According to The Big Whale, the decision followed months of discussions to ensure the L2 could credibly replace SWIFT’s existing centralized infrastructure. More than a dozen global banks are participating in the pilot, including BNP Paribas and BNY Mellon.

The project goes beyond on-chain messaging trials and includes work on an interbank settlement token—a construct similar in spirit to a stablecoin. One source said the program “could mark a major technological step for international interbank payments,” with initial results expected in a few months.

Why Linea

Linea runs on zk-rollup technology, which scales transactions and lowers costs while keeping Ethereum’s security intact. Its use of zero-knowledge proofs adds another layer of privacy — something banks consider essential as they juggle innovation with regulatory pressure.

Because Linea is fully EVM-compatible, institutions can tap straight into Ethereum’s existing infrastructure, making payments faster and cheaper. Analysts point out that Linea’s privacy-first design was a big part of SWIFT’s decision, aligning with its push for more transparency and efficiency. After the pilot announcement, market interest surged, with the token jumping nearly 15% to $0.02807 from lows under $0.025.

Ripple in the Crosshairs

According to Bitget, the move also brushes directly against Ripple, which has long pitched itself as the faster, cheaper cross-border alternative. Yet SWIFT still dominates the space, linking over 11,000 institutions worldwide.

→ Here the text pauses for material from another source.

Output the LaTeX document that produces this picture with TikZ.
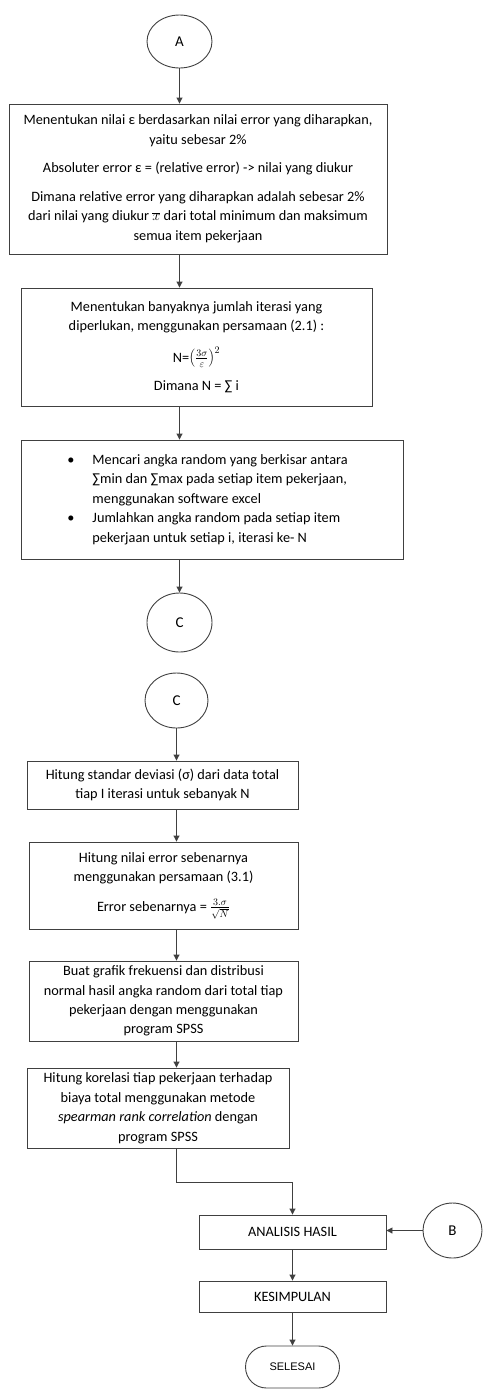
\documentclass[tikz,border=0pt]{standalone}
\usepackage{fontspec}
\setmainfont{Carlito}
\newfontfamily\arialfont{Liberation Sans}
\usetikzlibrary{arrows.meta,shapes.geometric,shapes.misc}
\definecolor{LineClr}{rgb}{0.25,0.25,0.25}

\begin{document}
\begin{tikzpicture}[x=1pt,y=-1pt,
  box/.style={draw=LineClr,line width=0.9pt,inner sep=0pt,align=center,
    font=\fontsize{14.3}{19.5}\selectfont},
  conn/.style={draw=LineClr,line width=0.9pt,ellipse,inner sep=0pt,
    font=\fontsize{15}{17}\selectfont},
  flow/.style={LineClr,line width=0.9pt,-{Triangle[length=6pt,width=6pt]}}]
\useasboundingbox (0,0) rectangle (483,1390);

\node[conn,minimum width=65pt,minimum height=53pt] (A) at (179.5,41.5) {A};

\node[box,minimum width=378pt,minimum height=150pt] (p1) at (198,179)
  {Menentukan nilai ε berdasarkan nilai error yang diharapkan,\\
   yaitu sebesar 2\%\\[9pt]
   Absoluter error ε = (relative error) -> nilai yang diukur\\[9pt]
   Dimana relative error yang diharapkan adalah sebesar 2\%\\
   dari nilai yang diukur $\overline{x}$ dari total minimum dan maksimum\\
   semua item pekerjaan};

\node[box,minimum width=351pt,minimum height=118pt] (p2) at (196.5,347)
  {Menentukan banyaknya jumlah iterasi yang\\
   diperlukan, menggunakan persamaan (2.1) :\\[12pt]
   N=$\left(\frac{3\sigma}{\varepsilon}\right)^{2}$\\[9pt]
   Dimana N = ∑ i};

\node[box,minimum width=382pt,minimum height=119pt] (p3) at (212,499.5)
  {\begin{tabular}{@{}l@{\hspace{18pt}}l@{\hspace{9pt}}}
   \textbullet & Mencari angka random yang berkisar antara\\
               & ∑min dan ∑max pada setiap item pekerjaan,\\
               & menggunakan software excel\\
   \textbullet & Jumlahkan angka random pada setiap item\\
               & pekerjaan untuk setiap i, iterasi ke- N
   \end{tabular}};

\node[conn,minimum width=65pt,minimum height=59pt] (C1) at (179.5,622.5) {C};
\node[conn,minimum width=63pt,minimum height=55pt] (C2) at (176.5,700.5) {C};

\node[box,minimum width=271pt,minimum height=48pt] (p4) at (162.5,785)
  {Hitung standar deviasi (σ) dari data total\\
   tiap I iterasi untuk sebanyak N};

\node[box,minimum width=269pt,minimum height=87pt] (p5) at (163.5,885.5)
  {Hitung nilai error sebenarnya\\
   menggunakan persamaan (3.1)\\[10pt]
   Error sebenarnya = $\frac{3.\sigma}{\sqrt{N}}$};

\node[box,minimum width=269pt,minimum height=80pt] (p6) at (163.5,1001)
  {Buat grafik frekuensi dan distribusi\\
   normal hasil angka random dari total tiap\\
   pekerjaan dengan menggunakan\\
   program SPSS};

\node[box,minimum width=262pt,minimum height=80pt] (p7) at (158,1108)
  {Hitung korelasi tiap pekerjaan terhadap\\
   biaya total menggunakan metode\\
   \textit{spearman rank correlation} dengan\\
   program SPSS};

\node[box,minimum width=187pt,minimum height=34pt] (hasil) at (292.5,1232) {ANALISIS HASIL};
\node[box,minimum width=187pt,minimum height=31pt] (simpul) at (292.5,1296.5) {KESIMPULAN};
\node[draw=LineClr,line width=0.9pt,rounded rectangle,inner sep=0pt,
  minimum width=94pt,minimum height=42pt,font=\arialfont\fontsize{11}{13}\selectfont]
  (selesai) at (292.5,1367) {SELESAI};
\node[conn,minimum width=59pt,minimum height=55pt] (B) at (452.5,1230.5) {B};

\draw[flow] (A.south) -- (A.south |- p1.north);
\draw[flow] (p1.south -| A) -- (p2.north -| A);
\draw[flow] (p2.south -| A) -- (p3.north -| A);
\draw[flow] (p3.south -| C1) -- (C1.north);
\draw[flow] (C2.south) -- (C2.south |- p4.north);
\draw[flow] (p4.south -| C2) -- (p5.north -| C2);
\draw[flow] (p5.south -| C2) -- (p6.north -| C2);
\draw[flow] (p6.south -| C2) -- (p7.north -| C2);
\draw[flow] (p7.south -| C2) -- ++(0,34) -| (hasil.north);
\draw[flow] (B.west) -- (B.west -| hasil.east);
\draw[flow] (hasil.south) -- (simpul.north);
\draw[flow] (simpul.south) -- (selesai.north);
\end{tikzpicture}
\end{document}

SWIFT’s Chief Innovation Officer, Tom Zschach, has noted that many banks lean toward tokenized deposits and regulated stablecoins — instruments backed by existing rules — rather than going all-in on private solutions.

What It Means for Finance

If the pilot succeeds, it could become one of the clearest cases of blockchain breaking into traditional finance. The goal: cut settlement costs, speed up cross-border transfers, and enable real-time payment tracking.

This isn’t SWIFT’s first experiment either. The network has already worked with UBS and Chainlink on tokenized settlements and is part of the BIS-led Agora initiative. Together, these moves signal that blockchain is steadily moving into the financial mainstream.

Industry watchers say the Linea pilot could end up setting the blueprint for future global payments — pushing the system closer to tokenized, instant settlement.